▽

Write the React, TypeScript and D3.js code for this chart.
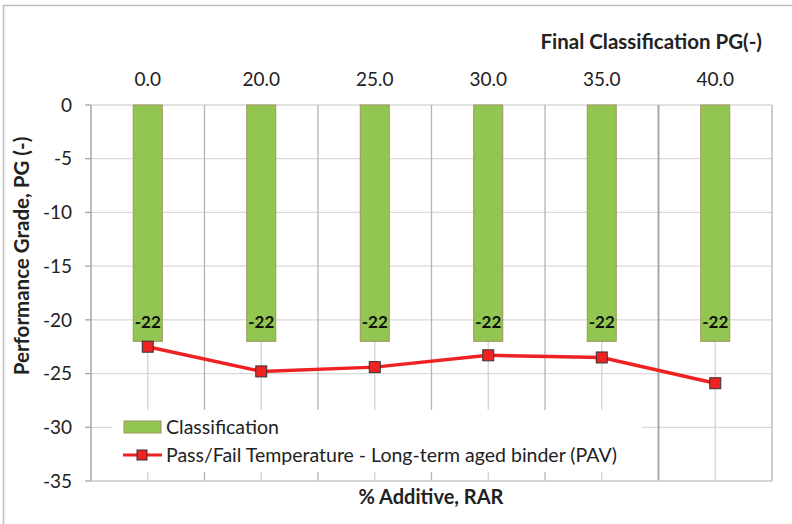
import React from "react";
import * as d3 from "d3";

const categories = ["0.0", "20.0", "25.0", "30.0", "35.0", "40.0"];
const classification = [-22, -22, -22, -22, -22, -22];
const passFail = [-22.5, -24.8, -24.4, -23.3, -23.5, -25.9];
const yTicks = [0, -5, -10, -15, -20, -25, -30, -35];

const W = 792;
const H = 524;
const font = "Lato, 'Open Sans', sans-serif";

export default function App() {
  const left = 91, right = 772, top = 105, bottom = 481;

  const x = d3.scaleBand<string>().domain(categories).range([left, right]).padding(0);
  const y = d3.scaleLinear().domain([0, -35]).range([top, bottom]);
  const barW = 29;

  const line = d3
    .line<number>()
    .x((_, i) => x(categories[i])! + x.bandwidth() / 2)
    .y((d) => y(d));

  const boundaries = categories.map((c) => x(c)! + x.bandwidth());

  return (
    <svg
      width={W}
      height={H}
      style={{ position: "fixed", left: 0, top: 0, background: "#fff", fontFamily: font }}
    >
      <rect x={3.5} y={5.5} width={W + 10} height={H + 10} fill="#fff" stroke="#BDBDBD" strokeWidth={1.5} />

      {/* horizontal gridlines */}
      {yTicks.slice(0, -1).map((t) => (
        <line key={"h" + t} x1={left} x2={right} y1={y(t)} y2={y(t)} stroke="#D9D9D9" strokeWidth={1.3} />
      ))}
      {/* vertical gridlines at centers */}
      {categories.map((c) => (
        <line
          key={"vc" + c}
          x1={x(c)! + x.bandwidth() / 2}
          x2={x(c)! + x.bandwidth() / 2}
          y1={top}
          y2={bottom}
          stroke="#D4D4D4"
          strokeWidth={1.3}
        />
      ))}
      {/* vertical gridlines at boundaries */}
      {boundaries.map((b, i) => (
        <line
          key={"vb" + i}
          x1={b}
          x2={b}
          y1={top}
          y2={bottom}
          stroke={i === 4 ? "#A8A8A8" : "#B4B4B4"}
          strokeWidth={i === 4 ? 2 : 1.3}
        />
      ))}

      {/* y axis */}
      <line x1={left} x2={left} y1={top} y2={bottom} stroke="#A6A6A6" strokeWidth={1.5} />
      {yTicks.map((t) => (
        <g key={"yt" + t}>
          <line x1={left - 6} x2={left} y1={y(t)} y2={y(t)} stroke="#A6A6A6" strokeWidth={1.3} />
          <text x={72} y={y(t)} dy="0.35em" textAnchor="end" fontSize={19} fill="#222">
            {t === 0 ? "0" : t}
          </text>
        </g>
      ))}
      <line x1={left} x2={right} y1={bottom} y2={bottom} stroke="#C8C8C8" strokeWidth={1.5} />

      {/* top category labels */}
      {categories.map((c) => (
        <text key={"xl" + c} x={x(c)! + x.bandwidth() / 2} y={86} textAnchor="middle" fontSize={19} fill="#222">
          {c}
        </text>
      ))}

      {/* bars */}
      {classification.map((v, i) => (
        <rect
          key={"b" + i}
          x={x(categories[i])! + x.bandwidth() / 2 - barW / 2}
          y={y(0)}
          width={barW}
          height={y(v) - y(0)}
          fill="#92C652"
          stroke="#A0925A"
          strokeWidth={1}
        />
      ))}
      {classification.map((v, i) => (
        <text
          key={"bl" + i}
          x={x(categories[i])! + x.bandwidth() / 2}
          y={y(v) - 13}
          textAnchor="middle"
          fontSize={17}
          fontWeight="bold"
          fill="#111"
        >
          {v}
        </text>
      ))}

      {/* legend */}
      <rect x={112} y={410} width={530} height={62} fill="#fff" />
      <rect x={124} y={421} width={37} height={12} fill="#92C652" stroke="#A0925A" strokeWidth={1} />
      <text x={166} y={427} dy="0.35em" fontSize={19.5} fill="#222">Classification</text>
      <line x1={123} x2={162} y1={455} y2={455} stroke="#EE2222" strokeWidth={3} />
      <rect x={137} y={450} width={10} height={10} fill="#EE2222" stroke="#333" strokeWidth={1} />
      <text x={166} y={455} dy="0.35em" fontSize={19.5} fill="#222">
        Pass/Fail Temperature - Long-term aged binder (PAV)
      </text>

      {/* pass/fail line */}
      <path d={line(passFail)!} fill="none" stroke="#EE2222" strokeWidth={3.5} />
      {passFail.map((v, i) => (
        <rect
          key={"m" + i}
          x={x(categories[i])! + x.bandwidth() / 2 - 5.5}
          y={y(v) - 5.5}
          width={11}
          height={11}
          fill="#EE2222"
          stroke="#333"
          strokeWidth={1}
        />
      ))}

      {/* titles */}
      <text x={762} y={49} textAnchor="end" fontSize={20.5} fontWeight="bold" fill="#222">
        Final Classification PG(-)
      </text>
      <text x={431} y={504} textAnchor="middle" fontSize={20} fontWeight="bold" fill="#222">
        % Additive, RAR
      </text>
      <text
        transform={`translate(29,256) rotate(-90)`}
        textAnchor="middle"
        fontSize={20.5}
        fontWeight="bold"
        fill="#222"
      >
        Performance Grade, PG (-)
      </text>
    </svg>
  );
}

△

GOAL:
Take the listing and print it again exactly, but without any pictures.

EXERCISE ANSWER:
Write the React, TypeScript and D3.js code for this chart.
import React from "react";
import * as d3 from "d3";

const categories = ["0.0", "20.0", "25.0", "30.0", "35.0", "40.0"];
const classification = [-22, -22, -22, -22, -22, -22];
const passFail = [-22.5, -24.8, -24.4, -23.3, -23.5, -25.9];
const yTicks = [0, -5, -10, -15, -20, -25, -30, -35];

const W = 792;
const H = 524;
const font = "Lato, 'Open Sans', sans-serif";

export default function App() {
  const left = 91, right = 772, top = 105, bottom = 481;

  const x = d3.scaleBand<string>().domain(categories).range([left, right]).padding(0);
  const y = d3.scaleLinear().domain([0, -35]).range([top, bottom]);
  const barW = 29;

  const line = d3
    .line<number>()
    .x((_, i) => x(categories[i])! + x.bandwidth() / 2)
    .y((d) => y(d));

  const boundaries = categories.map((c) => x(c)! + x.bandwidth());

  return (
    <svg
      width={W}
      height={H}
      style={{ position: "fixed", left: 0, top: 0, background: "#fff", fontFamily: font }}
    >
      <rect x={3.5} y={5.5} width={W + 10} height={H + 10} fill="#fff" stroke="#BDBDBD" strokeWidth={1.5} />

      {/* horizontal gridlines */}
      {yTicks.slice(0, -1).map((t) => (
        <line key={"h" + t} x1={left} x2={right} y1={y(t)} y2={y(t)} stroke="#D9D9D9" strokeWidth={1.3} />
      ))}
      {/* vertical gridlines at centers */}
      {categories.map((c) => (
        <line
          key={"vc" + c}
          x1={x(c)! + x.bandwidth() / 2}
          x2={x(c)! + x.bandwidth() / 2}
          y1={top}
          y2={bottom}
          stroke="#D4D4D4"
          strokeWidth={1.3}
        />
      ))}
      {/* vertical gridlines at boundaries */}
      {boundaries.map((b, i) => (
        <line
          key={"vb" + i}
          x1={b}
          x2={b}
          y1={top}
          y2={bottom}
          stroke={i === 4 ? "#A8A8A8" : "#B4B4B4"}
          strokeWidth={i === 4 ? 2 : 1.3}
        />
      ))}

      {/* y axis */}
      <line x1={left} x2={left} y1={top} y2={bottom} stroke="#A6A6A6" strokeWidth={1.5} />
      {yTicks.map((t) => (
        <g key={"yt" + t}>
          <line x1={left - 6} x2={left} y1={y(t)} y2={y(t)} stroke="#A6A6A6" strokeWidth={1.3} />
          <text x={72} y={y(t)} dy="0.35em" textAnchor="end" fontSize={19} fill="#222">
            {t === 0 ? "0" : t}
          </text>
        </g>
      ))}
      <line x1={left} x2={right} y1={bottom} y2={bottom} stroke="#C8C8C8" strokeWidth={1.5} />

      {/* top category labels */}
      {categories.map((c) => (
        <text key={"xl" + c} x={x(c)! + x.bandwidth() / 2} y={86} textAnchor="middle" fontSize={19} fill="#222">
          {c}
        </text>
      ))}

      {/* bars */}
      {classification.map((v, i) => (
        <rect
          key={"b" + i}
          x={x(categories[i])! + x.bandwidth() / 2 - barW / 2}
          y={y(0)}
          width={barW}
          height={y(v) - y(0)}
          fill="#92C652"
          stroke="#A0925A"
          strokeWidth={1}
        />
      ))}
      {classification.map((v, i) => (
        <text
          key={"bl" + i}
          x={x(categories[i])! + x.bandwidth() / 2}
          y={y(v) - 13}
          textAnchor="middle"
          fontSize={17}
          fontWeight="bold"
          fill="#111"
        >
          {v}
        </text>
      ))}

      {/* legend */}
      <rect x={112} y={410} width={530} height={62} fill="#fff" />
      <rect x={124} y={421} width={37} height={12} fill="#92C652" stroke="#A0925A" strokeWidth={1} />
      <text x={166} y={427} dy="0.35em" fontSize={19.5} fill="#222">Classification</text>
      <line x1={123} x2={162} y1={455} y2={455} stroke="#EE2222" strokeWidth={3} />
      <rect x={137} y={450} width={10} height={10} fill="#EE2222" stroke="#333" strokeWidth={1} />
      <text x={166} y={455} dy="0.35em" fontSize={19.5} fill="#222">
        Pass/Fail Temperature - Long-term aged binder (PAV)
      </text>

      {/* pass/fail line */}
      <path d={line(passFail)!} fill="none" stroke="#EE2222" strokeWidth={3.5} />
      {passFail.map((v, i) => (
        <rect
          key={"m" + i}
          x={x(categories[i])! + x.bandwidth() / 2 - 5.5}
          y={y(v) - 5.5}
          width={11}
          height={11}
          fill="#EE2222"
          stroke="#333"
          strokeWidth={1}
        />
      ))}

      {/* titles */}
      <text x={762} y={49} textAnchor="end" fontSize={20.5} fontWeight="bold" fill="#222">
        Final Classification PG(-)
      </text>
      <text x={431} y={504} textAnchor="middle" fontSize={20} fontWeight="bold" fill="#222">
        % Additive, RAR
      </text>
      <text
        transform={`translate(29,256) rotate(-90)`}
        textAnchor="middle"
        fontSize={20.5}
        fontWeight="bold"
        fill="#222"
      >
        Performance Grade, PG (-)
      </text>
    </svg>
  );
}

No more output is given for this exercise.